Assume x1, x2, x3, ..., xn are independent arbitrary signs such that Pr(xi=-1)=Pr(xi=1)=1/2.
Show a positive constant K exists s.t. for m ≥ 1 and y1, . . . , yn ∈ ℝ, the following is true:
$$\begin{equation*} Pr\left(|\sum_{i=1}^m y_i x_i | > \frac 1 2 \sqrt {\sum_{i=1}^m {y_i}^2}\right) \ge K \end{equation*}$$
I think this has looks familiar with the Payley-Zygmund which states that:
$$Pr(X>θEX) \ge {(1 − θ)}^2 \frac {{E(X)}^2} {E(X^2)}$$
Do I have to replace θEX with $\frac 1 2 \sqrt {\sum_{i=1}^m {y_i}^2}$? I am a little confused as in how to do the transformation. Thanks in advance.
Lemma
There exist a positive constant $c$ such that $E|\sum_{i=1}^{m} y_ix_i| \leq c \sqrt {\sum_{i=1}^{m} y_i^{2}}$ for all choices of $m$ and $y_i$'s.
Assuming this for the moment take $X= \frac {|\sum_{i=1}^{m} y_ix_i|} {\sqrt {\sum_{i=1}^{m} y_i^{2}}}$ and $\theta =\frac 1 {c}$ in Payley - Zygmund to get the desired inequality. [ Just note that $X>1/2$ implies $X>(1/2)\theta EX$. I will leave the details here but feel free to ask for the details if necesssary].

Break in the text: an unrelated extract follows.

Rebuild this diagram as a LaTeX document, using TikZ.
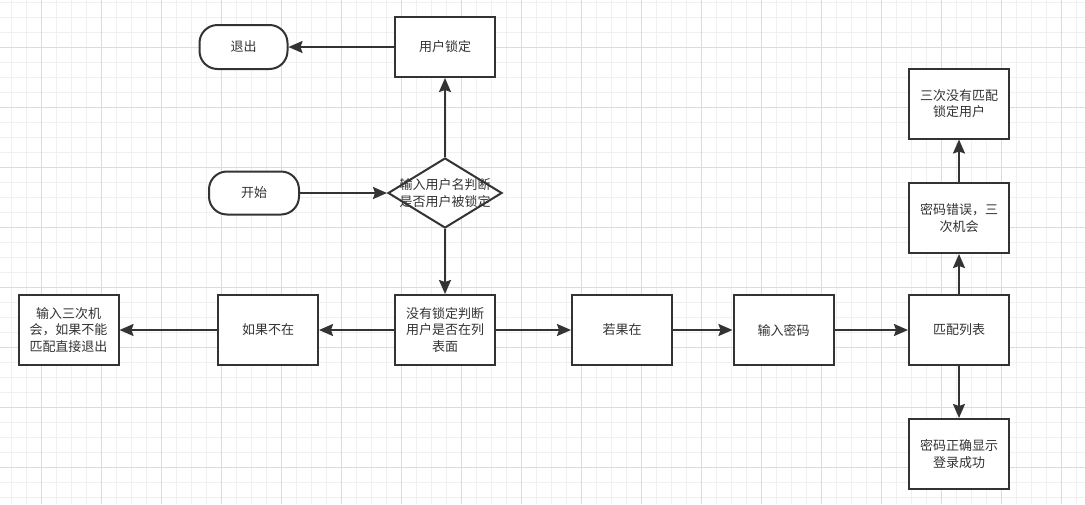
\documentclass[tikz,border=0pt]{standalone}
\usepackage{fontspec}
\newfontfamily\cjk{Noto Sans CJK SC}
\usetikzlibrary{arrows.meta,shapes.geometric}
\definecolor{ln}{HTML}{333333}
\definecolor{gminor}{HTML}{F0F0F0}
\definecolor{gmajor}{HTML}{DCDCDC}
\tikzset{
  box/.style={draw=ln, line width=2pt, fill=white, minimum width=100pt, minimum height=70pt, inner sep=0pt, align=center, text=ln, font=\cjk\fontsize{13}{16.5}\selectfont},
  term/.style={box, rounded corners=18pt, minimum width=88pt, minimum height=44pt},
  dia/.style={draw=ln, line width=2pt, fill=white, shape=diamond, inner sep=0pt, minimum width=114pt, minimum height=70pt},
  lbl/.style={align=center, text=ln, inner sep=0pt, font=\cjk\fontsize{13}{16.5}\selectfont},
  conn/.style={draw=ln, line width=2pt, -{Stealth[length=14pt,width=12pt,inset=2pt]}},
  minor/.style={draw=gminor, line width=0.8pt},
  major/.style={draw=gmajor, line width=0.9pt}
}
\begin{document}
\begin{tikzpicture}[x=1pt,y=-1pt]
\useasboundingbox (0,0) rectangle (1085,504);
\fill[white] (0,0) rectangle (1085,504);
% grid
\foreach \i in {0,...,72} \draw[minor] ({11.7+15*\i},0) -- ++(0,504);
\foreach \i in {0,...,33} \draw[minor] (0,{2+15*\i}) -- ++(1085,0);
\foreach \i in {0,...,17} \draw[major] ({41.7+60*\i},0) -- ++(0,504);
\foreach \i in {0,...,7} \draw[major] (0,{47+60*\i}) -- ++(1085,0);
% nodes
\node[term] (exit) at (243.5,47) {退出};
\node[box, minimum height=60pt] (lock) at (445,47) {用户锁定};
\node[term, minimum width=90pt, minimum height=43pt] (start) at (254,193) {开始};
\node[dia] (judge) at (445,193) {};
\node[lbl] (judgetxt) at (judge.center) {输入用户名判断\\是否用户被锁定};
\node[box] (inp3) at (68.5,330) {输入三次机\\会，如果不能\\匹配直接退出};
\node[box] (notin) at (268,330) {如果不在};
\node[box] (nolock) at (445,330) {没有锁定判断\\用户是否在列\\表面};
\node[box] (ifin) at (622,330) {若果在};
\node[box] (pwd) at (783.5,330) {输入密码};
\node[box] (match) at (959,330) {匹配列表};
\node[box] (err) at (959,218) {密码错误，三\\次机会};
\node[box] (lockuser) at (959,103.5) {三次没有匹配\\锁定用户};
\node[box] (ok) at (959,454) {密码正确显示\\登录成功};
% connectors
\draw[conn] (lock.west) -- (exit.east);
\draw[conn] (start.east) -- (judge.west);
\draw[conn] (judge.north) -- (lock.south);
\draw[conn] (judge.south) -- (nolock.north);
\draw[conn] (nolock.west) -- (notin.east);
\draw[conn] (notin.west) -- (inp3.east);
\draw[conn] (nolock.east) -- (ifin.west);
\draw[conn] (ifin.east) -- (pwd.west);
\draw[conn] (pwd.east) -- (match.west);
\draw[conn] (match.north) -- (err.south);
\draw[conn] (err.north) -- (lockuser.south);
\draw[conn] (match.south) -- (ok.north);
\end{tikzpicture}
\end{document}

To prove the lemma we need Uniform Boundedness Principle. Define linear maps $T_m:l^{2} \to L^{1}(P)$ by $T_m(\{y_n\})=\sum_{i=1}^{m} y_ix_i$. It is clear that these are continuous linear maps. We claim that for any fixed $\{y_n\} \in l^{2}$ $\sup_m ( E|\sum_{i=1}^{m} y_ix_i|)<\infty$. To prove this just note that the second moments of $\sum_{i=1}^{m} y_ix_i$ are bounded.Hence the first moments are also bounded.
Now we apply Uniform Boundedness Principle to conclude that $\sup \{( E|\sum_{i=1}^{m} y_ix_i|):m\geq 1 ,\sqrt {\sum_{i=1}^{m} y_i^{2}} \leq 1 \}<\infty$. This proves the lemma.